GOAL: From the very first line of the data to the line containing "from bokeh.resources import INLINE", retype everything exactly, leaving the pictures behind.

TASK INPUT:
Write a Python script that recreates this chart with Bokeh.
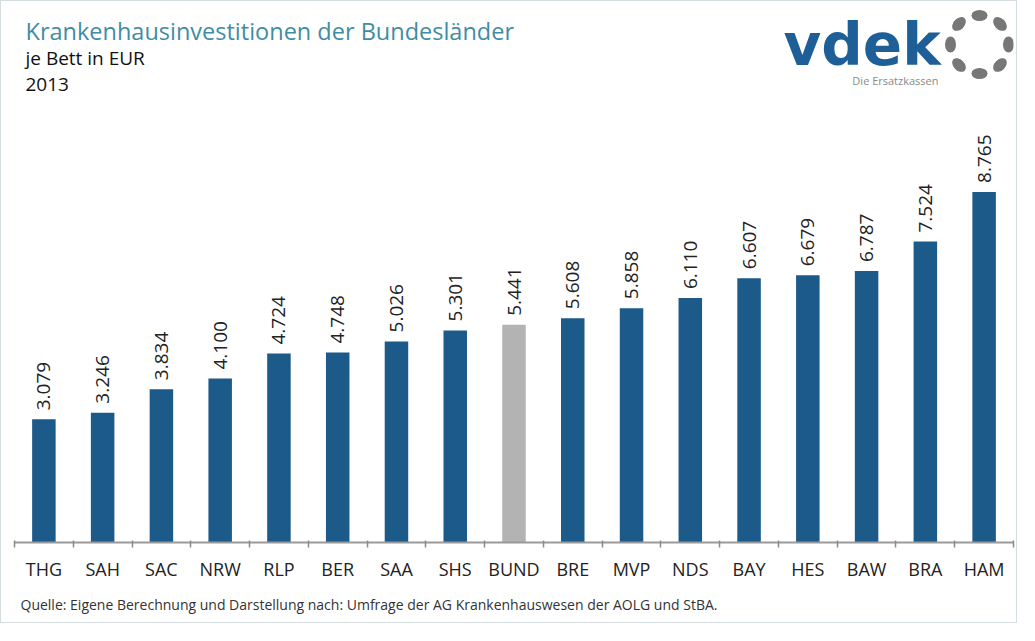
import math
from bokeh.plotting import figure
from bokeh.models import ColumnDataSource, Label, LinearAxis, FixedTicker, Range1d, Title
from bokeh.core.properties import value
from bokeh.embed import file_html
from bokeh.resources import INLINE

# ---- data ----
categories = ["THG", "SAH", "SAC", "NRW", "RLP", "BER", "SAA", "SHS", "BUND",
              "BRE", "MVP", "NDS", "BAY", "HES", "BAW", "BRA", "HAM"]
values = [3079, 3246, 3834, 4100, 4724, 4748, 5026, 5301, 5441,
          5608, 5858, 6110, 6607, 6679, 6787, 7524, 8765]
highlight = "BUND"

title_text = "Krankenhausinvestitionen der Bundesländer"
subtitle_text = "je Bett in EUR"
year_text = "2013"
source_text = "Quelle: Eigene Berechnung und Darstellung nach: Umfrage der AG Krankenhauswesen der AOLG und StBA."

# ---- layout helpers (page pixels -> data) ----
FRAME_LEFT = 22.0
FRAME_BOTTOM = 550.0
UNITS_PER_PX_Y = 25.0
PX_PER_X = 999.0 / 17.0

def px2x(px):
    return -0.5 + (px - FRAME_LEFT) / PX_PER_X

def px2y(py):
    return (FRAME_BOTTOM - py) * UNITS_PER_PX_Y

BLUE = "#1c5a8a"
GREY = "#b3b3b3"

xs = list(range(len(categories)))
labels = [f"{v:,}".replace(",", ".") for v in values]
colors = [GREY if c == highlight else BLUE for c in categories]
label_y = [v + 9 * UNITS_PER_PX_Y for v in values]

src = ColumnDataSource(dict(x=xs, val=values, lab=labels, color=colors, ly=label_y))

p = figure(width=1017, height=623,
           x_range=Range1d(-0.5, 16.5), y_range=Range1d(0, 541 * UNITS_PER_PX_Y),
           output_backend="svg", toolbar_location=None,
           x_axis_location=None, y_axis_location=None,
           min_border_left=13, min_border_right=5, min_border_top=0, min_border_bottom=82,
           outline_line_color=None, background_fill_color="white", border_fill_color="white",
           styles={"border": "1px solid #d6dde0"})
p.xgrid.grid_line_color = None
p.ygrid.grid_line_color = None

p.vbar(x="x", top="val", bottom=0, width=0.4, fill_color="color", line_color=None, source=src)

p.text(x="x", y="ly", text="lab", angle=math.pi / 2, text_align="left", text_baseline="middle",
       text_font=value("Open Sans"), text_font_size="19px", text_color="#222222", source=src)

axis = LinearAxis(ticker=FixedTicker(ticks=xs, minor_ticks=[i - 0.5 for i in range(len(categories) + 1)]),
                  major_label_overrides={i: c for i, c in enumerate(categories)})
axis.axis_line_color = "#9a9a9a"
axis.axis_line_width = 2
axis.major_tick_line_color = None
axis.major_tick_out = 0
axis.major_tick_in = 0
axis.minor_tick_line_color = "#8a8a8a"
axis.minor_tick_line_width = 1.5
axis.minor_tick_out = 5
axis.minor_tick_in = 2
axis.major_label_text_font = "Open Sans"
axis.major_label_text_font_size = "18px"
axis.major_label_text_color = "#222222"
axis.major_label_standoff = 9
p.add_layout(axis, "below")

# source line below the axis
p.add_layout(Title(text=source_text, align="left", offset=6, standoff=19,
                   text_font="Open Sans", text_font_size="14px", text_font_style="normal",
                   text_color="#333333"), "below")

# titles
p.add_layout(Label(x=px2x(33), y=px2y(38), text=title_text, text_baseline="middle",
                   text_font="Open Sans", text_font_size="23.5px", text_color="#3f8da5"))
p.add_layout(Label(x=px2x(33), y=px2y(65), text=subtitle_text, text_baseline="middle",
                   text_font="Open Sans", text_font_size="19px", text_color="#111111"))
p.add_layout(Label(x=px2x(33), y=px2y(92), text=year_text, text_baseline="middle",
                   text_font="Open Sans", text_font_size="19px", text_color="#111111"))

# logo
p.add_layout(Label(x=px2x(791), y=px2y(52), text="vdek", text_baseline="middle",
                   text_font="DejaVu Sans", text_font_style="bold", text_font_size="58px",
                   text_color="#1d5f96"))
p.add_layout(Label(x=px2x(946), y=px2y(88), text="Die Ersatzkassen", text_baseline="middle",
                   text_align="right", text_font="Open Sans", text_font_size="11px",
                   text_color="#8a8a8a"))
cx, cy, r = 987.0, 52.0, 29.0
angs = [k * math.pi / 4 for k in range(8)]
dot_x = [px2x(cx + r * math.cos(a)) for a in angs]
dot_y = [px2y(cy - r * math.sin(a)) for a in angs]
dot_ang = [a + math.pi / 2 for a in angs]
p.ellipse(x=dot_x, y=dot_y, width=16, height=11, angle=dot_ang,
          width_units="screen", height_units="screen", fill_color="#777777", line_color=None)

open("out.html", "w").write(file_html(p, INLINE))
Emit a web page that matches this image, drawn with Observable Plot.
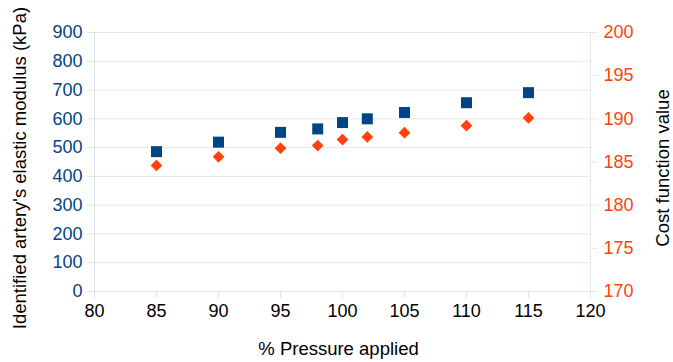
<!DOCTYPE html>
<html>
<head>
<meta charset="utf-8">
<script src="https://cdn.jsdelivr.net/npm/d3@7"></script>
<script src="https://cdn.jsdelivr.net/npm/@observablehq/plot@0.6"></script>
<style>
  html, body { margin: 0; padding: 0; background: #fff; }
  #chart svg { display: block; }
</style>
</head>
<body>
<div id="chart"></div>
<script>
// Data
const pressure = [85, 90, 95, 98, 100, 102, 105, 110, 115];
const modulus = [486, 519, 553, 565, 587, 600, 622, 656, 691];
const costValue = [184.6, 185.6, 186.6, 186.9, 187.6, 187.9, 188.4, 189.2, 190.1];

const xTicks = [80, 85, 90, 95, 100, 105, 110, 115, 120];
const leftTicks = [0, 100, 200, 300, 400, 500, 600, 700, 800, 900];
const rightTicks = [170, 175, 180, 185, 190, 195, 200];

const xLabel = "% Pressure applied";
const leftLabel = "Identified artery's elastic modulus (kPa)";
const rightLabel = "Cost function value";

const blue = "#004586";
const orange = "#ff420e";

// right axis [170,200] mapped onto left scale [0,900]
const rMin = 170, rMax = 200, lMax = 900;
const toLeft = v => (v - rMin) / (rMax - rMin) * lMax;
const fromLeft = v => rMin + v / lMax * (rMax - rMin);

const modData = pressure.map((p, i) => ({p, v: modulus[i]}));
const costData = pressure.map((p, i) => ({p, v: toLeft(costValue[i])}));

const font = "'Liberation Sans', Arial, sans-serif";

const chart = Plot.plot({
  width: 673,
  height: 362,
  marginLeft: 94,
  marginRight: 83,
  marginTop: 32,
  marginBottom: 71,
  style: {fontFamily: font, fontSize: "18px", background: "#fff"},
  x: {domain: [80, 120]},
  y: {domain: [0, 900]},
  marks: [
    Plot.gridY(leftTicks, {stroke: "#e8e8e8", strokeOpacity: 1}),
    Plot.ruleY([0], {stroke: "#e3e3e3"}),
    Plot.ruleX([80], {stroke: "#dde2e6"}),
    Plot.ruleX([120], {stroke: "#eee4e1"}),
    Plot.axisY(leftTicks, {anchor: "left", tickSize: 7, tickPadding: 5, stroke: "#dde2e6", fill: blue, label: null, fontSize: 18}),
    Plot.axisY(rightTicks.map(toLeft), {anchor: "right", tickSize: 7, tickPadding: 6, stroke: "#eee4e1", fill: orange, label: null, fontSize: 18, tickFormat: d => String(Math.round(fromLeft(d)))}),
    Plot.axisX(xTicks, {tickSize: 7, tickPadding: 6, stroke: "#e3e3e3", fill: "#000", label: null, fontSize: 18}),
    Plot.dot(modData, {x: "p", y: "v", symbol: "square", r: 6.2, fill: blue, stroke: "none"}),
    Plot.dot(costData, {x: "p", y: "v", symbol: "diamond2", r: 5.3, fill: orange, stroke: "none"}),
    Plot.text([xLabel], {frameAnchor: "bottom", textAnchor: "middle", dx: -4, dy: 58, fontSize: 18.5, fill: "#000", lineAnchor: "middle"}),
    Plot.text([leftLabel], {frameAnchor: "left", textAnchor: "middle", dx: -74, dy: 6, rotate: -90, fontSize: 18.5, fill: "#000", lineAnchor: "middle"}),
    Plot.text([rightLabel], {frameAnchor: "right", textAnchor: "middle", dx: 73, dy: 6, rotate: -90, fontSize: 18.5, fill: "#000", lineAnchor: "middle"})
  ]
});

document.getElementById("chart").appendChild(chart);
</script>
</body>
</html>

EXERCISE SOLUTION:
Write a Python script that recreates this chart with Bokeh.
import math
from bokeh.plotting import figure
from bokeh.models import ColumnDataSource, Label, LinearAxis, FixedTicker, Range1d, Title
from bokeh.core.properties import value
from bokeh.embed import file_html
from bokeh.resources import INLINE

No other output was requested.